A writer for the BBC's Neighbours website said Melanie's most notable moment was "Asking Joe to marry her". Katy Moon from Inside Soap praised Joe and Melanie's wedding, saying "No one can get hitched in soap these days without some kind of ruckus. But Joe Mangel[sic] and Melanie Pearson's wedding was a breeze and harks back to a time of innocence in soapland." Moon commented that Joe had found his match "in bubbly Mel". TV Week's Camp branded Melanie and Joe the "Ramsay Street oddballs" and predicted that viewers would be "trilled" with writers matching them up. Of Mel's style choices at the wedding, TV Quick's Richard Shears stated "she is renowned for her weird clothes and viewers were eager to know what she'd come up with for the big day."

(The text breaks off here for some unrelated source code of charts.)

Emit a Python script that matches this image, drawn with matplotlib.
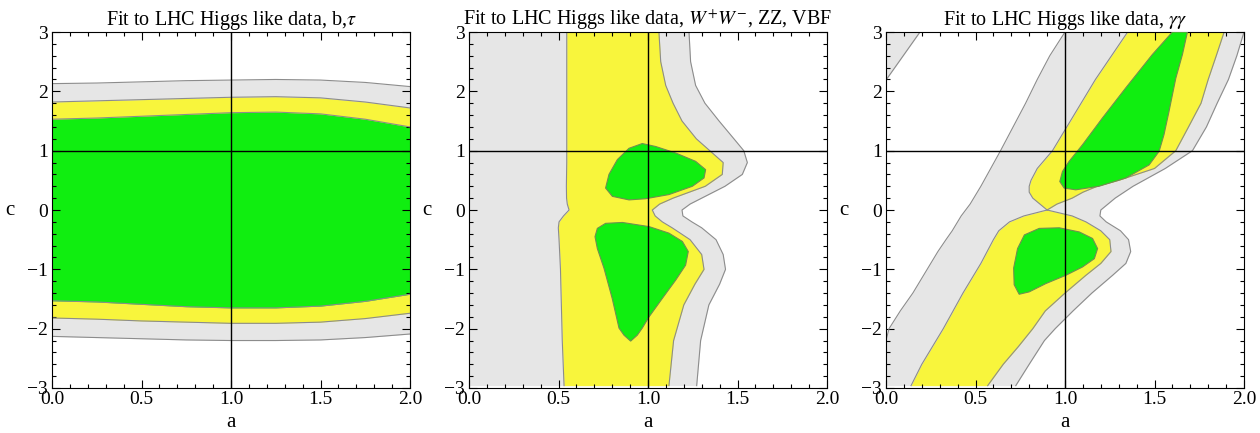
import numpy as np
import matplotlib
matplotlib.use('Agg')
import matplotlib.pyplot as plt
from matplotlib.ticker import MultipleLocator

plt.rcParams['font.family'] = ['Liberation Serif', 'DejaVu Serif']
plt.rcParams['mathtext.fontset'] = 'stix'

GREY = '#e6e6e6'
YELLOW = '#f8f53c'
GREEN = '#10ee10'
EDGE = '#8c8c8c'

titles = ['Fit to LHC Higgs like data, b,$\\tau$',
          'Fit to LHC Higgs like data, $W^{+}W^{-}$, ZZ, VBF',
          'Fit to LHC Higgs like data, $\\gamma\\gamma$']

### panel 1 : b, tau  (bands as function of a) ###
a1 = [0.0, 0.25, 0.5, 0.75, 1.0, 1.25, 1.5, 1.75, 2.0]
grey_top1 = [2.13, 2.14, 2.16, 2.18, 2.19, 2.20, 2.19, 2.15, 2.08]
yel_top1 = [1.82, 1.84, 1.86, 1.88, 1.90, 1.91, 1.89, 1.82, 1.72]
grn_top1 = [1.53, 1.55, 1.58, 1.61, 1.64, 1.65, 1.62, 1.53, 1.40]
grn_bot1 = [-1.53, -1.55, -1.59, -1.63, -1.65, -1.65, -1.62, -1.54, -1.42]
yel_bot1 = [-1.82, -1.84, -1.87, -1.89, -1.91, -1.91, -1.89, -1.83, -1.74]
grey_bot1 = [-2.13, -2.15, -2.17, -2.19, -2.20, -2.20, -2.19, -2.15, -2.09]

### panel 2 : WW, ZZ, VBF  (bands as function of c) ###
c2 = [3.0, 2.5, 2.1, 1.8, 1.5, 1.2, 1.0, 0.8, 0.6, 0.4, 0.2, 0.1, 0.0,
      -0.1, -0.2, -0.3, -0.5, -0.75, -1.0, -1.25, -1.6, -2.2, -2.96]
grey_right2 = [1.229, 1.238, 1.266, 1.318, 1.397, 1.48, 1.535, 1.555, 1.527, 1.43, 1.30, 1.235, 1.19,
               1.195, 1.245, 1.30, 1.38, 1.42, 1.433, 1.40, 1.34, 1.294, 1.272]
yel_left2 = [0.546, 0.546, 0.546, 0.546, 0.546, 0.546, 0.546, 0.546, 0.545, 0.544, 0.545, 0.549, 0.559,
             0.528, 0.503, 0.499, 0.503, 0.507, 0.511, 0.513, 0.516, 0.521, 0.531]
yel_right2 = [1.061, 1.071, 1.099, 1.14, 1.19, 1.27, 1.345, 1.42, 1.415, 1.32, 1.14, 1.065, 1.024,
              1.04, 1.08, 1.135, 1.235, 1.30, 1.313, 1.262, 1.20, 1.143, 1.117]
grn_up2_a = [0.763, 0.782, 0.829, 0.894, 0.968, 1.043, 1.155, 1.266, 1.322, 1.313, 1.248, 1.117, 0.987, 0.894, 0.801]
grn_up2_c = [0.37, 0.60, 0.85, 1.04, 1.12, 1.07, 0.96, 0.82, 0.68, 0.54, 0.40, 0.26, 0.19, 0.17, 0.23]
grn_lo2_a = [0.704, 0.717, 0.763, 0.857, 1.006, 1.117, 1.192, 1.225, 1.21, 1.155, 1.08, 1.006, 0.968, 0.94,
             0.903, 0.866, 0.838, 0.80, 0.754, 0.717]
grn_lo2_c = [-0.45, -0.31, -0.225, -0.21, -0.28, -0.39, -0.53, -0.70, -0.93, -1.18, -1.49, -1.80, -1.99, -2.11,
             -2.21, -2.11, -1.99, -1.49, -0.98, -0.65]

### panel 3 : gamma gamma ###
c3 = [3.0, 2.6, 2.2, 1.8, 1.4, 1.0, 0.7, 0.4, 0.2, 0.1, 0.0, -0.1, -0.2, -0.35, -0.5, -0.7,
      -0.9, -1.1, -1.4, -1.7, -2.0, -2.2, -2.6, -2.96]
grey_left3 = [1.0, 0.915, 0.845, 0.78, 0.71, 0.64, 0.585, 0.53, 0.49, 0.47, 0.445, 0.42, 0.40, 0.37, 0.335, 0.29,
              0.25, 0.21, 0.15, 0.08, 0.017, 0.0, 0.0, 0.0]
grey_right3 = [2.0, 1.96, 1.913, 1.85, 1.79, 1.712, 1.56, 1.38, 1.28, 1.24, 1.20, 1.195, 1.23, 1.31, 1.355, 1.367,
               1.34, 1.266, 1.15, 1.045, 0.945, 0.885, 0.80, 0.725]
corner_c3 = [2.19, 3.0]
corner_a3 = [0.0, 0.19]
c3_yup = [3.0, 2.6, 2.2, 1.8, 1.4, 1.0, 0.7, 0.5, 0.4, 0.3, 0.2, 0.1, 0.0]
yel_up_left3 = [1.35, 1.26, 1.17, 1.09, 1.01, 0.93, 0.845, 0.81, 0.80, 0.80, 0.82, 0.86, 0.90]
yel_up_right3 = [1.889, 1.845, 1.80, 1.76, 1.69, 1.619, 1.50, 1.30, 1.18, 1.10, 1.04, 0.955, 0.90]
c3_ylo = [0.0, -0.1, -0.2, -0.35, -0.5, -0.7, -0.9, -1.1, -1.4, -1.7, -2.0, -2.3, -2.6, -2.96]
yel_lo_left3 = [0.90, 0.77, 0.69, 0.63, 0.60, 0.565, 0.53, 0.49, 0.43, 0.375, 0.32, 0.26, 0.20, 0.14]
yel_lo_right3 = [0.90, 1.04, 1.117, 1.20, 1.25, 1.257, 1.20, 1.117, 1.0, 0.89, 0.82, 0.74, 0.655, 0.568]
grn_up3_a = [1.60, 1.488, 1.34, 1.209, 1.098, 1.023, 0.986, 0.971, 0.995, 1.06, 1.19, 1.34, 1.47, 1.526,
             1.553, 1.581, 1.619, 1.656, 1.684]
grn_up3_c = [3.0, 2.62, 2.06, 1.55, 1.10, 0.82, 0.65, 0.48, 0.37, 0.34, 0.40, 0.54, 0.76, 0.99,
             1.27, 1.66, 2.22, 2.62, 3.0]
grn_lo3_a = [0.744, 0.716, 0.713, 0.735, 0.773, 0.856, 0.968, 1.08, 1.154, 1.182, 1.164, 1.098, 1.005, 0.893, 0.80]
grn_lo3_c = [-1.42, -1.26, -0.98, -0.65, -0.42, -0.31, -0.30, -0.37, -0.48, -0.65, -0.82, -0.96, -1.10, -1.24, -1.38]


def band_x(ax, x, lo, hi, color):
    ax.fill_between(x, lo, hi, color=color, lw=0, zorder=1)
    ax.plot(x, lo, color=EDGE, lw=0.8, zorder=2)
    ax.plot(x, hi, color=EDGE, lw=0.8, zorder=2)


def band_y(ax, y, lo, hi, color, edges=(True, True)):
    ax.fill_betweenx(y, lo, hi, color=color, lw=0, zorder=1)
    if edges[0]:
        ax.plot(lo, y, color=EDGE, lw=0.8, zorder=2)
    if edges[1]:
        ax.plot(hi, y, color=EDGE, lw=0.8, zorder=2)


def blob(ax, xs, ys):
    ax.fill(xs, ys, facecolor=GREEN, edgecolor='#6f8f50', lw=0.8, zorder=3)


fig = plt.figure(figsize=(12.6, 4.33), dpi=100)
lefts = [52, 469, 886]
axs = [fig.add_axes([l / 1260., 1 - 388 / 433., 358 / 1260., 356 / 433.]) for l in lefts]

# panel 1
ax = axs[0]
band_x(ax, a1, grey_bot1, grey_top1, GREY)
band_x(ax, a1, yel_bot1, yel_top1, YELLOW)
band_x(ax, a1, grn_bot1, grn_top1, GREEN)

# panel 2
ax = axs[1]
band_y(ax, c2, np.zeros(len(c2)), grey_right2, GREY, edges=(False, True))
band_y(ax, c2, yel_left2, yel_right2, YELLOW)
blob(ax, grn_up2_a, grn_up2_c)
blob(ax, grn_lo2_a, grn_lo2_c)

# panel 3
ax = axs[2]
band_y(ax, c3, grey_left3, grey_right3, GREY)
band_y(ax, corner_c3, [0, 0], corner_a3, GREY, edges=(False, True))
band_y(ax, c3_yup, yel_up_left3, yel_up_right3, YELLOW)
band_y(ax, c3_ylo, yel_lo_left3, yel_lo_right3, YELLOW)
blob(ax, grn_up3_a, grn_up3_c)
blob(ax, grn_lo3_a, grn_lo3_c)

for ax, t in zip(axs, titles):
    ax.axvline(1.0, color='black', lw=1.0, zorder=5)
    ax.axhline(1.0, color='black', lw=1.0, zorder=5)
    ax.set_xlim(0, 2)
    ax.set_ylim(-3, 3)
    ax.xaxis.set_major_locator(MultipleLocator(0.5))
    ax.xaxis.set_minor_locator(MultipleLocator(0.1))
    ax.yaxis.set_major_locator(MultipleLocator(1))
    ax.yaxis.set_minor_locator(MultipleLocator(0.2))
    ax.set_xticks([0, 0.5, 1.0, 1.5, 2.0])
    ax.set_xticklabels(['0.0', '0.5', '1.0', '1.5', '2.0'])
    ax.tick_params(which='both', direction='in', top=True, right=True, labelsize=14, width=0.8)
    ax.tick_params(which='major', length=6)
    ax.tick_params(axis='x', which='major', pad=2)
    ax.tick_params(axis='y', which='major', pad=3)
    ax.tick_params(which='minor', length=3)
    for s in ax.spines.values():
        s.set_linewidth(0.8)
    ax.set_title(t, fontsize=14.5, pad=5)
    ax.set_xlabel('a', fontsize=15, labelpad=4)
    ax.set_ylabel('c', fontsize=15, rotation=0, labelpad=12, va='center')

plt.savefig('out.png', dpi=100)
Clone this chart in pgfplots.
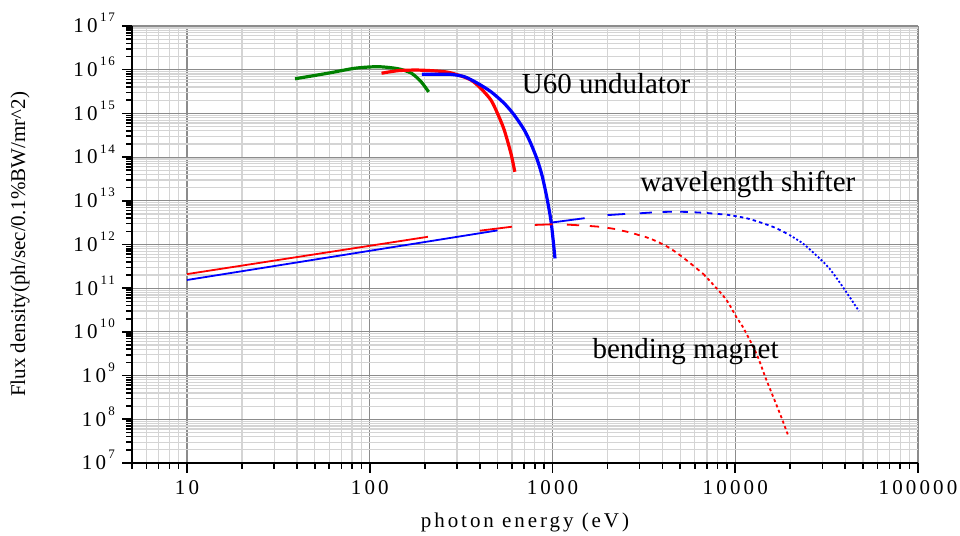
\documentclass[border=0pt]{standalone}
\usepackage{fontspec}
\setmainfont{Liberation Serif}
\newfontfamily\spc[LetterSpace=15]{Liberation Serif}
\newfontfamily\spcx[LetterSpace=14]{Liberation Serif}
\usepackage{pgfplots}
\pgfplotsset{compat=1.18}

\newcommand{\ylab}[1]{10\kern1.2pt\raisebox{0.52em}[0pt][0pt]{\fontsize{6.5}{7}\selectfont #1}}

\begin{document}
\begin{tikzpicture}
\begin{axis}[
  scale only axis, width=393pt, height=218.5pt,
  xmode=log, ymode=log,
  xmin=5, xmax=100000, ymin=1e7, ymax=1e17,
  axis x line=bottom, axis y line=left,
  axis line style={-, line width=0.9pt},
  tick align=outside,
  major tick length=5pt, minor tick length=3pt,
  every tick/.style={black, line width=0.8pt},
  xtick={10,100,1000,10000,100000},
  xticklabels={10,100,1000,10000,100000},
  minor xtick={5,6,7,8,9,20,30,40,50,60,70,80,90,200,300,400,500,600,700,800,900,
    2000,3000,4000,5000,6000,7000,8000,9000,20000,30000,40000,50000,60000,70000,80000,90000},
  ytick={1e7,1e8,1e9,1e10,1e11,1e12,1e13,1e14,1e15,1e16,1e17},
  yticklabels={\ylab{7},\ylab{8},\ylab{9},\ylab{10},\ylab{11},\ylab{12},\ylab{13},\ylab{14},\ylab{15},\ylab{16},\ylab{17}},
  minor ytick={2e7,3e7,4e7,5e7,6e7,7e7,8e7,9e7,
    2e8,3e8,4e8,5e8,6e8,7e8,8e8,9e8,
    2e9,3e9,4e9,5e9,6e9,7e9,8e9,9e9,
    2e10,3e10,4e10,5e10,6e10,7e10,8e10,9e10,
    2e11,3e11,4e11,5e11,6e11,7e11,8e11,9e11,
    2e12,3e12,4e12,5e12,6e12,7e12,8e12,9e12,
    2e13,3e13,4e13,5e13,6e13,7e13,8e13,9e13,
    2e14,3e14,4e14,5e14,6e14,7e14,8e14,9e14,
    2e15,3e15,4e15,5e15,6e15,7e15,8e15,9e15,
    2e16,3e16,4e16,5e16,6e16,7e16,8e16,9e16},
  ticklabel style={font=\spc\fontsize{10.5}{12}\selectfont},
  grid=both,
  major grid style={black!45, line width=0.55pt},
  minor grid style={black!17, line width=0.6pt},
  unbounded coords=jump,
]
% undulator harmonics
\addplot[green!50!black, line width=1.6pt, smooth, tension=0.45] coordinates {
 (39,6.2e15) (59,8.3e15) (83,1.08e16) (111,1.17e16) (143,1.05e16)
 (169,8.3e15) (191,5.3e15) (210,3.1e15)};
\addplot[red, line width=1.6pt, smooth, tension=0.45] coordinates {
 (116,8.3e15) (143,9.5e15) (184,9.8e15) (257,9.0e15) (303,7.6e15) (358,5.8e15)
 (405,3.75e15) (460,2.03e15) (500,1.0e15) (544,4.2e14) (592,1.22e14) (622,4.6e13)};
\addplot[blue, line width=1.6pt, smooth, tension=0.45] coordinates {
 (193,7.85e15) (240,7.9e15) (279,7.8e15) (330,6.9e15) (389,4.9e15) (460,3.14e15)
 (544,1.7e15) (617,9.2e14) (700,4.2e14) (760,2.07e14) (826,8.6e13) (880,3.56e13)
 (937,1.04e13) (985,3.05e12) (1032,4.8e11)};

% bending magnet
\addplot[red, line width=0.9pt] coordinates {
 (10,2.1e11) (208,1.5e12) (300,nan)
 (400,2.07e12) (600,2.55e12) (700,nan)
 (800,2.8e12) (1000,2.9e12) (1100,nan)
 (1200,2.85e12) (1400,2.75e12) (1500,nan)
 (1600,2.65e12) (1800,2.55e12) (1900,nan)
 (2000,2.4e12) (2200,2.26e12) (2300,nan)
 (2400,2.07e12) (2600,1.93e12) (2700,nan)
 (2800,1.77e12) (3000,1.62e12)};
\addplot[red, line width=0.9pt, smooth, dash pattern=on 2pt off 1.8pt] coordinates {
 (3200,1.5e12) (3600,1.25e12) (4400,8.2e11) (5400,4.4e11) (6700,2.1e11)};
\addplot[red, line width=0.9pt, smooth, dash pattern=on 1.5pt off 1.4pt] coordinates {
 (6700,2.1e11) (7900,1.0e11) (9000,5.2e10) (10200,2.1e10) (11000,1.3e10)
 (13050,3.2e9) (14800,8e8) (17500,1.4e8) (19500,4.2e7)};

% wavelength shifter
\addplot[blue, line width=0.9pt] coordinates {
 (10,1.54e11) (500,2.1e12) (700,nan)
 (1000,3.2e12) (1500,4.0e12) (1700,nan)
 (2000,4.7e12) (2500,5.0e12) (2700,nan)
 (3000,5.18e12) (3500,5.4e12) (3700,nan)
 (4000,5.55e12) (4500,5.62e12) (4700,nan)
 (5000,5.6e12) (5500,5.56e12) (5700,nan)
 (6000,5.45e12) (6500,5.35e12) (6700,nan)
 (7000,5.25e12) (7500,5.12e12) (7700,nan)
 (8000,5.0e12) (8500,4.9e12)};
\addplot[blue, line width=0.9pt, smooth, dash pattern=on 1.7pt off 1.6pt] coordinates {
 (9000,4.8e12) (11500,4.0e12) (14200,3.05e12) (16800,2.35e12) (19800,1.65e12)};
\addplot[blue, line width=0.9pt, smooth, dash pattern=on 1pt off 1pt] coordinates {
 (19800,1.65e12) (23400,1.06e12) (27700,5.7e11) (32700,2.85e11) (38700,1.08e11) (47500,3.0e10)};

\node[anchor=base west, inner sep=0, font=\fontsize{14.5}{16}\selectfont] at (axis cs:676,2.88e15) {U60 undulator};
\node[anchor=base west, inner sep=0, font=\fontsize{14.5}{16}\selectfont] at (axis cs:3006,1.67e13) {wavelength shifter};
\node[anchor=base west, inner sep=0, font=\fontsize{14.5}{16}\selectfont] at (axis cs:1648,2.49e9) {bending magnet};

\coordinate (ll) at (rel axis cs:0,0);
\coordinate (ur) at (rel axis cs:1,1);
\coordinate (ml) at (rel axis cs:0,0.5);
\coordinate (bm) at (rel axis cs:0.5,0);
\end{axis}
\node[rotate=90, font=\fontsize{10.5}{12}\selectfont] at ([xshift=-56pt]ml) {Flux density(ph/sec/0.1\%BW/mr\textasciicircum 2)};
\node[font=\spcx\fontsize{10.5}{12}\selectfont] at ([yshift=-29.5pt]bm) {photon energy (eV)};
\pgfresetboundingbox
\path ([shift={(-66pt,-36.5pt)}]ll) rectangle ([shift={(21pt,13pt)}]ur);
\end{tikzpicture}
\end{document}
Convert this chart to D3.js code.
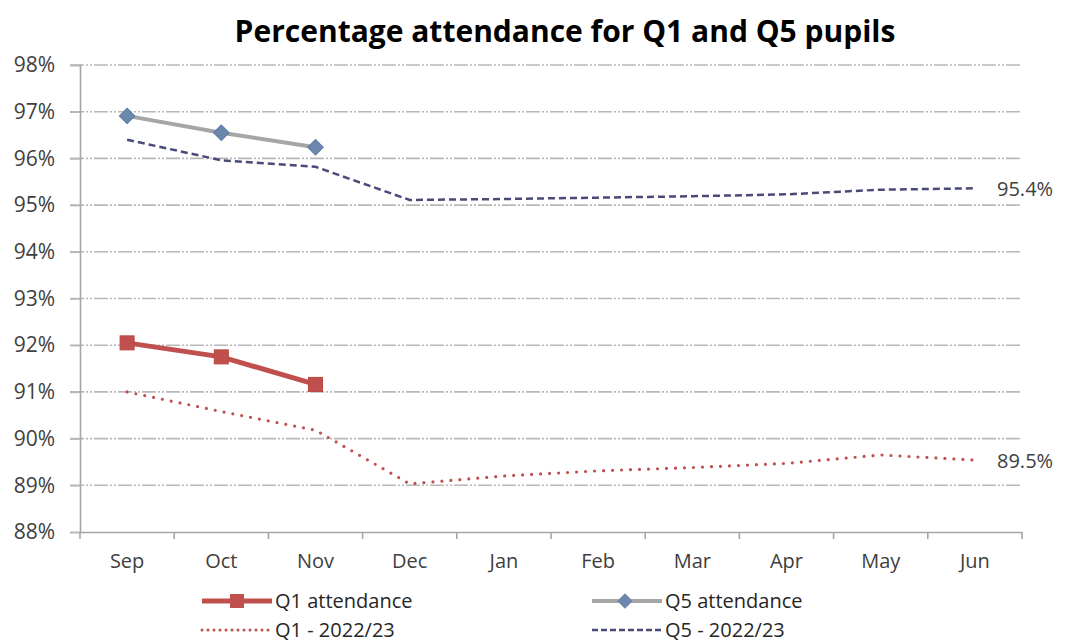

Peter Holmes of The Sydney Morning Herald disliked the character, calling her a "brain-dead freak". Writing for BBC News, Genevieve Hassan included Melanie's laugh in her feature on the show's memorable moments. Hassan quipped, "Madcap Melanie (played by Lucinda Cowden) was best known on the soap for her foghorn, seal-like laugh and her frequent trips to the local Erinsborough astrologer, Madame Zolga." Sarah Ellis of Inside Soap was a fan of Toadie and Melanie's romance, writing "It may be an unconventional pairing, although we think Toadie and Melanie could work – after all, they both like to embrace the quirky side of life." Amy West described Melanie as "lovesick." Adam Beresford from HuffPost stated that Melanie's "seal-like laugh still haunts us".